_RAW DATA_.

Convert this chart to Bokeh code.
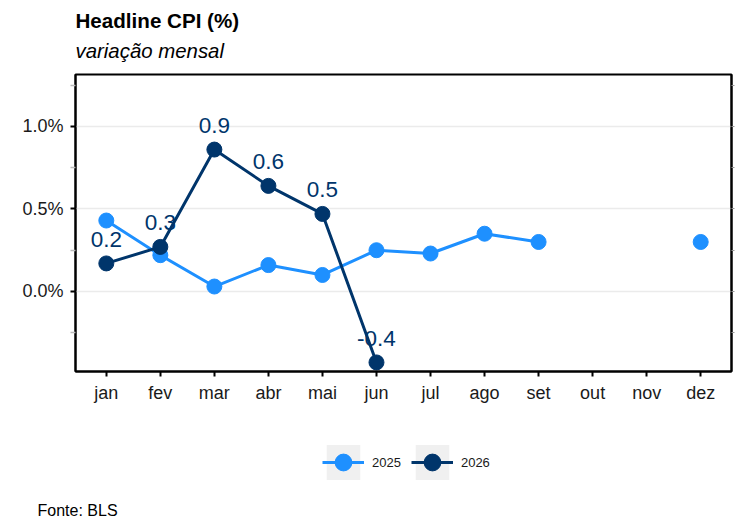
import math
from bokeh.plotting import figure
from bokeh.layouts import column
from bokeh.models import (Range1d, FixedTicker, LinearAxis, Legend, LegendItem,
                          Label, Title, ColumnDataSource)
from bokeh.core.properties import value
from bokeh.embed import file_html
from bokeh.resources import INLINE

nan = float("nan")
months = ["jan", "fev", "mar", "abr", "mai", "jun", "jul", "ago", "set", "out", "nov", "dez"]
month_idx = list(range(1, 13))
cpi_2025 = [0.43, 0.22, 0.03, 0.16, 0.10, 0.25, 0.23, 0.35, 0.30, nan, nan, 0.30]
cpi_2026 = [0.17, 0.27, 0.86, 0.64, 0.47, -0.43]
y_major = [0.0, 0.5, 1.0]
y_minor = [-0.25, 0.25, 0.75, 1.25]
y_labels = ["0.0%", "0.5%", "1.0%"]
series_names = ["2025", "2026"]

C25 = "#1E90FF"
C26 = "#00356B"
FONT = "Liberation Sans"


def blank_fig(w, h, bottom=0):
    f = figure(width=w, height=h, min_border=0, x_range=Range1d(0, 1), y_range=Range1d(5, 6),
               x_axis_type=None, y_axis_type=None, output_backend="svg",
               toolbar_location=None, title=None)
    f.min_border_bottom = bottom
    f.outline_line_color = None
    f.background_fill_color = "white"
    f.border_fill_color = "white"
    f.xgrid.visible = False
    f.ygrid.visible = False
    return f


# ---- header with title / subtitle
p0 = blank_fig(744, 72)
p0.add_layout(Label(x=0, y=52, x_units="screen", y_units="screen", text="Headline CPI (%)",
                    text_font=FONT, text_font_size="20.6px", text_font_style="bold",
                    text_color="black", text_baseline="middle", text_align="left"))
p0.add_layout(Label(x=0, y=22, x_units="screen", y_units="screen", text="variação mensal",
                    text_font=FONT, text_font_size="20.4px", text_font_style="italic",
                    text_color="black", text_baseline="middle", text_align="left"))

# ---- main plot
p = figure(frame_width=656, frame_height=297,
           min_border_left=75, min_border_top=2, min_border_right=10, min_border_bottom=34,
           x_range=Range1d(0.43, 12.57), y_range=Range1d(-0.485, 1.315),
           output_backend="svg", toolbar_location=None, title=None)
p.background_fill_color = "white"
p.border_fill_color = "white"
p.outline_line_color = "black"
p.outline_line_width = 2

xa = p.xaxis[0]
xa.ticker = FixedTicker(ticks=month_idx)
xa.major_label_overrides = {i: m for i, m in zip(month_idx, months)}
xa.minor_tick_line_color = None
ya = p.yaxis[0]
ya.ticker = FixedTicker(ticks=y_major, minor_ticks=y_minor)
ya.major_label_overrides = {v: l for v, l in zip(y_major, y_labels)}
for ax in (xa, ya):
    ax.axis_line_color = "black"
    ax.axis_line_width = 2
    ax.major_tick_line_color = "black"
    ax.major_tick_line_width = 2
    ax.major_tick_out = 5
    ax.major_tick_in = 0
    ax.major_label_text_font = FONT
    ax.major_label_text_font_size = "18px"
    ax.major_label_text_color = "#1a1a1a"
xa.major_label_standoff = 6
ya.major_label_standoff = 7
ya.minor_tick_line_color = "#BBBBBB"
ya.minor_tick_out = 5
ya.minor_tick_in = 0
ya.minor_tick_line_width = 1.5

right_ticks = y_minor + y_major
ra = LinearAxis(ticker=FixedTicker(ticks=right_ticks))
ra.major_label_overrides = {v: "" for v in right_ticks}
ra.major_label_standoff = 0
ra.major_tick_line_color = "#999999"
ra.major_tick_out = 3
ra.major_tick_in = 0
ra.minor_tick_line_color = None
ra.axis_line_color = "black"
ra.axis_line_width = 2
p.add_layout(ra, "right")

p.xgrid.visible = False
p.ygrid.ticker = FixedTicker(ticks=y_major)
p.ygrid.grid_line_color = "#EBEBEB"
p.ygrid.grid_line_width = 1.5

src25 = ColumnDataSource(dict(x=month_idx, y=cpi_2025))
x26 = month_idx[:len(cpi_2026)]
src26 = ColumnDataSource(dict(x=x26, y=cpi_2026, lab=[f"{v:.1f}" for v in cpi_2026]))

p.line("x", "y", source=src25, line_color=C25, line_width=3)
p.scatter("x", "y", source=src25, size=15, fill_color=C25, line_color=C25)
p.line("x", "y", source=src26, line_color=C26, line_width=3)
p.scatter("x", "y", source=src26, size=15, fill_color=C26, line_color=C26)
p.text("x", "y", text="lab", source=src26, text_align="center", text_baseline="middle",
       y_offset=-24, text_font=value(FONT), text_font_size="22.5px", text_color=C26)

# ---- footer: legend + source
p2 = blank_fig(744, 126, bottom=31)
items = []
for name, src, col in zip(series_names, [src25, src26], [C25, C26]):
    bg = p2.rect("x", "y", source=src, width=0.01, height=0.01, fill_color="#F0F0F0",
                 line_color=None)
    ln = p2.line("x", "y", source=src, line_color=col, line_width=3)
    sc = p2.scatter("x", "y", source=src, size=15, fill_color=col, line_color=col)
    items.append(LegendItem(label=name, renderers=[bg, ln, sc]))
legend = Legend(items=items, orientation="horizontal", location=(247, 16),
                glyph_width=42, glyph_height=44, label_standoff=8, spacing=10,
                padding=0, margin=0, border_line_color=None, background_fill_alpha=0,
                label_text_font=FONT, label_text_font_size="13px", label_text_color="#1a1a1a")
p2.add_layout(legend, "center")
p2.add_layout(Title(text="Fonte: BLS", text_font=FONT, text_font_size="16px",
                    text_font_style="normal", text_color="black", align="left",
                    vertical_align="middle", offset=-38, standoff=0), "below")

layout = column(p0, p, p2, spacing=0)
open("out.html", "w").write(file_html(layout, INLINE))
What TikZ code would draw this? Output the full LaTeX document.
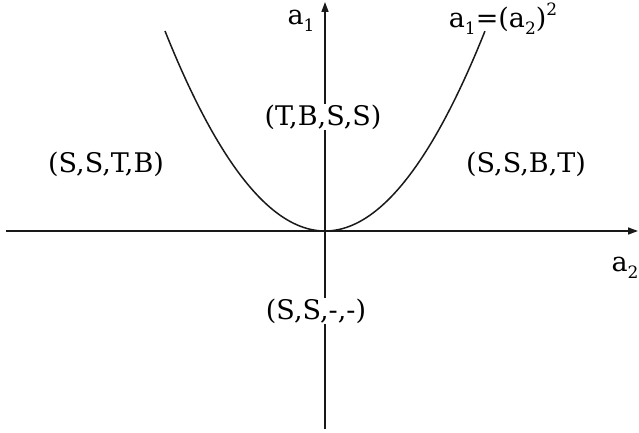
\documentclass[tikz,border=0pt]{standalone}
\usepackage{fontspec}
\setmainfont{DejaVu Serif}
\usetikzlibrary{arrows.meta}
\newcommand{\sbx}[1]{\raisebox{-0.28em}{\fontsize{17}{17}\selectfont #1}}
\newcommand{\spx}[1]{\raisebox{0.42em}{\fontsize{17}{17}\selectfont #1}}
\begin{document}
\begin{tikzpicture}[x=1pt,y=-1pt,
  axis/.style={line width=1.5pt,draw=black!90,-{Triangle[length=10pt,width=7pt]}},
  curve/.style={line width=1.5pt,draw=black!90},
  lbl/.style={inner sep=1pt,fill=white,font=\fontsize{27}{29}\selectfont}]
\useasboundingbox (0,0) rectangle (639,433);
\coordinate (xl) at (6,231);
\coordinate (xr) at (638,231);
\coordinate (yb) at (325,429);
\coordinate (yt) at (325,2);
\draw[axis] (xl) -- (xr);
\draw[axis] (yb) -- (yt);
\draw[curve] plot[domain=-1:1,samples=121,smooth] ({325+160*\x},{231-200*\x*\x});
\node[lbl] (la1) at (301,21) {a\sbx{1}};
\node[lbl,fill=none] (leq) at (503,19) {a\sbx{1}=(a\sbx{2})\spx{2}};
\node[lbl,fill=none] (la2) at (625,268) {a\sbx{2}};
\node[lbl] (tbss) at (323,117) {(T,B,S,S)};
\node[lbl] (sstb) at (106,164) {(S,S,T,B)};
\node[lbl] (ssbt) at (526,164) {(S,S,B,T)};
\node[lbl] (ssmm) at (316,311) {(S,S,-,-)};
\end{tikzpicture}
\end{document}
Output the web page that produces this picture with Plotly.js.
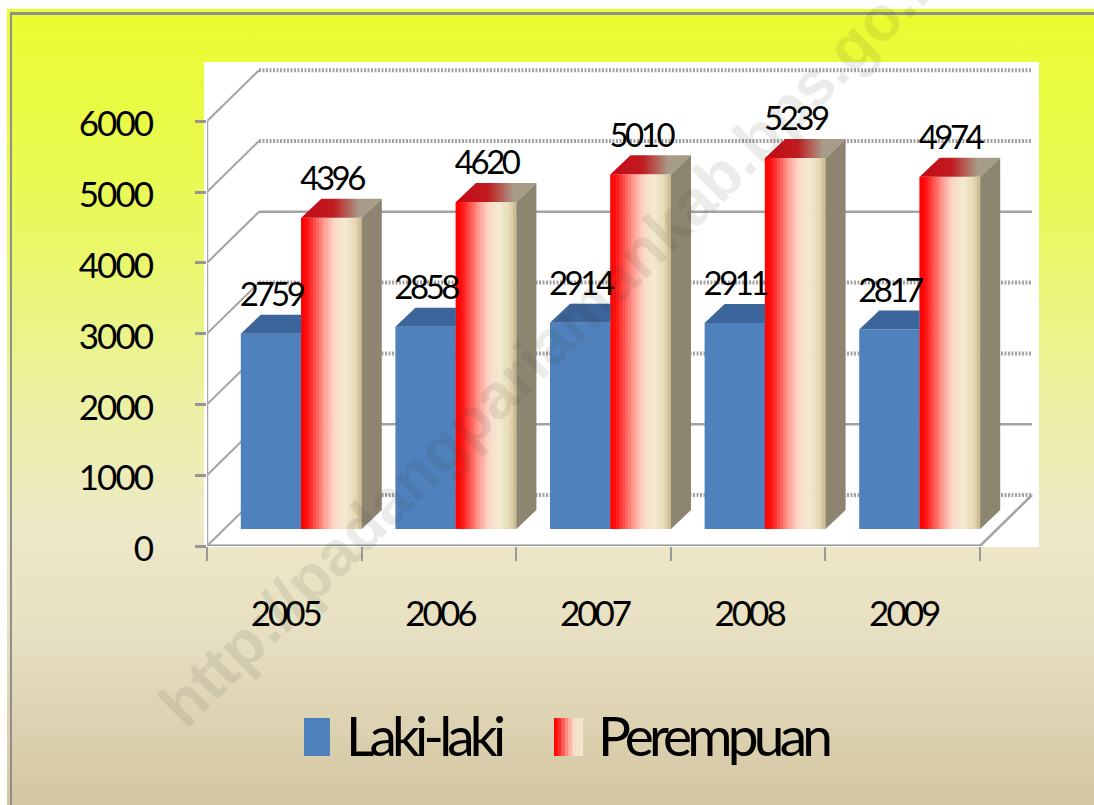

_DESCRIPTION OF THE TASK_.
Please reproduce, word for word, every line from the first line of the records above through the line containing "from bokeh.resources import INLINE", and leave out the pictures.

_EXERCISE RESULT_.
Convert this chart to Bokeh code.
import math
from bokeh.plotting import figure
from bokeh.layouts import column
from bokeh.models import (Range1d, FixedTicker, LinearAxis, Legend, LegendItem,
                          Label, Title, ColumnDataSource)
from bokeh.core.properties import value
from bokeh.embed import file_html
from bokeh.resources import INLINE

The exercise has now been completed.